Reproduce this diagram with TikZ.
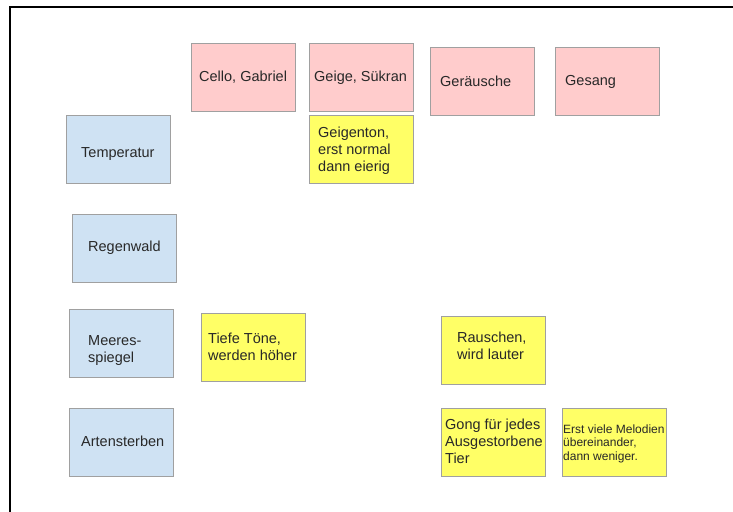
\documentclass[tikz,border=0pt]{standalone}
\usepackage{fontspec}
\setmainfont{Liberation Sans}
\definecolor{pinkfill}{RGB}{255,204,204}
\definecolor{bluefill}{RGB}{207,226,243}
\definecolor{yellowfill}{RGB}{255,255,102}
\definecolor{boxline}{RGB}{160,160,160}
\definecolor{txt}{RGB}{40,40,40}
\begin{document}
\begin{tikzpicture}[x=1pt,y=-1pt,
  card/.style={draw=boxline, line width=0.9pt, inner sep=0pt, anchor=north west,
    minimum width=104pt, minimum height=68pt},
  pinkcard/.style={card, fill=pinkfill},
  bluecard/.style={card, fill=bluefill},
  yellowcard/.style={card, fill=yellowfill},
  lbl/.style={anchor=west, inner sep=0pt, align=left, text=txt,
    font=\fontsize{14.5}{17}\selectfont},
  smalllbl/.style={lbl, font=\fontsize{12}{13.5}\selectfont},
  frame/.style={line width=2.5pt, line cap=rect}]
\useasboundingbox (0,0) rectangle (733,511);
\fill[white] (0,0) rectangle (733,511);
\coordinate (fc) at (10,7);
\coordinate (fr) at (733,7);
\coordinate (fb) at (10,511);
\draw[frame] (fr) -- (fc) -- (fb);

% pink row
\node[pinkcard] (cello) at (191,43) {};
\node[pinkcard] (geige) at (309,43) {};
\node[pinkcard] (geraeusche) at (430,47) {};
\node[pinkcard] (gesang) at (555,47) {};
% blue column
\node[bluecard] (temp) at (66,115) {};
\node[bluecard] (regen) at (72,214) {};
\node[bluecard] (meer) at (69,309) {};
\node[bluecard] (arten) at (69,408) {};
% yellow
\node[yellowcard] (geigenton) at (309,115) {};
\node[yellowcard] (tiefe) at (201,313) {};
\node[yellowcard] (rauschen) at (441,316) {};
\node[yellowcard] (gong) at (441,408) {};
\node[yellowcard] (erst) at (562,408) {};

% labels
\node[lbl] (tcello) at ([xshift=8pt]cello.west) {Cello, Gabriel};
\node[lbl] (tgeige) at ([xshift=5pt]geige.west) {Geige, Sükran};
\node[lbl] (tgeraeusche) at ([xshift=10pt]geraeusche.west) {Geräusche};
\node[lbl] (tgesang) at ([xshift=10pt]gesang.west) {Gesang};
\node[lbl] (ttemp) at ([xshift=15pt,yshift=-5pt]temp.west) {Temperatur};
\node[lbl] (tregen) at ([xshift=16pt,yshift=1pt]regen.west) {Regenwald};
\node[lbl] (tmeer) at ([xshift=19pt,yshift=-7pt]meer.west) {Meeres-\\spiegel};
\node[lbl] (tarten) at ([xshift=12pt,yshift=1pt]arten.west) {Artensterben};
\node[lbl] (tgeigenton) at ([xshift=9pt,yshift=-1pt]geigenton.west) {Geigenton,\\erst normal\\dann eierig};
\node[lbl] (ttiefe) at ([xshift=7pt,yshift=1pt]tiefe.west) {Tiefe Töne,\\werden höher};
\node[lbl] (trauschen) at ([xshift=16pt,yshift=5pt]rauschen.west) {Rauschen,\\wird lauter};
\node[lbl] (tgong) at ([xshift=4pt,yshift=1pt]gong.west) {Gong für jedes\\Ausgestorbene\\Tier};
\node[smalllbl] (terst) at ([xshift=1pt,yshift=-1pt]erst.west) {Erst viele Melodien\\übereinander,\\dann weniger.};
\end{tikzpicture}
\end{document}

§ **Instruction**
Return each line from the material above exactly, but not the pictures.

§ **Answer to this exercise**
Reproduce this diagram with TikZ.
\documentclass[tikz,border=0pt]{standalone}
\usepackage{fontspec}
\setmainfont{Liberation Sans}
\definecolor{pinkfill}{RGB}{255,204,204}
\definecolor{bluefill}{RGB}{207,226,243}
\definecolor{yellowfill}{RGB}{255,255,102}
\definecolor{boxline}{RGB}{160,160,160}
\definecolor{txt}{RGB}{40,40,40}
\begin{document}
\begin{tikzpicture}[x=1pt,y=-1pt,
  card/.style={draw=boxline, line width=0.9pt, inner sep=0pt, anchor=north west,
    minimum width=104pt, minimum height=68pt},
  pinkcard/.style={card, fill=pinkfill},
  bluecard/.style={card, fill=bluefill},
  yellowcard/.style={card, fill=yellowfill},
  lbl/.style={anchor=west, inner sep=0pt, align=left, text=txt,
    font=\fontsize{14.5}{17}\selectfont},
  smalllbl/.style={lbl, font=\fontsize{12}{13.5}\selectfont},
  frame/.style={line width=2.5pt, line cap=rect}]
\useasboundingbox (0,0) rectangle (733,511);
\fill[white] (0,0) rectangle (733,511);
\coordinate (fc) at (10,7);
\coordinate (fr) at (733,7);
\coordinate (fb) at (10,511);
\draw[frame] (fr) -- (fc) -- (fb);

% pink row
\node[pinkcard] (cello) at (191,43) {};
\node[pinkcard] (geige) at (309,43) {};
\node[pinkcard] (geraeusche) at (430,47) {};
\node[pinkcard] (gesang) at (555,47) {};
% blue column
\node[bluecard] (temp) at (66,115) {};
\node[bluecard] (regen) at (72,214) {};
\node[bluecard] (meer) at (69,309) {};
\node[bluecard] (arten) at (69,408) {};
% yellow
\node[yellowcard] (geigenton) at (309,115) {};
\node[yellowcard] (tiefe) at (201,313) {};
\node[yellowcard] (rauschen) at (441,316) {};
\node[yellowcard] (gong) at (441,408) {};
\node[yellowcard] (erst) at (562,408) {};

% labels
\node[lbl] (tcello) at ([xshift=8pt]cello.west) {Cello, Gabriel};
\node[lbl] (tgeige) at ([xshift=5pt]geige.west) {Geige, Sükran};
\node[lbl] (tgeraeusche) at ([xshift=10pt]geraeusche.west) {Geräusche};
\node[lbl] (tgesang) at ([xshift=10pt]gesang.west) {Gesang};
\node[lbl] (ttemp) at ([xshift=15pt,yshift=-5pt]temp.west) {Temperatur};
\node[lbl] (tregen) at ([xshift=16pt,yshift=1pt]regen.west) {Regenwald};
\node[lbl] (tmeer) at ([xshift=19pt,yshift=-7pt]meer.west) {Meeres-\\spiegel};
\node[lbl] (tarten) at ([xshift=12pt,yshift=1pt]arten.west) {Artensterben};
\node[lbl] (tgeigenton) at ([xshift=9pt,yshift=-1pt]geigenton.west) {Geigenton,\\erst normal\\dann eierig};
\node[lbl] (ttiefe) at ([xshift=7pt,yshift=1pt]tiefe.west) {Tiefe Töne,\\werden höher};
\node[lbl] (trauschen) at ([xshift=16pt,yshift=5pt]rauschen.west) {Rauschen,\\wird lauter};
\node[lbl] (tgong) at ([xshift=4pt,yshift=1pt]gong.west) {Gong für jedes\\Ausgestorbene\\Tier};
\node[smalllbl] (terst) at ([xshift=1pt,yshift=-1pt]erst.west) {Erst viele Melodien\\übereinander,\\dann weniger.};
\end{tikzpicture}
\end{document}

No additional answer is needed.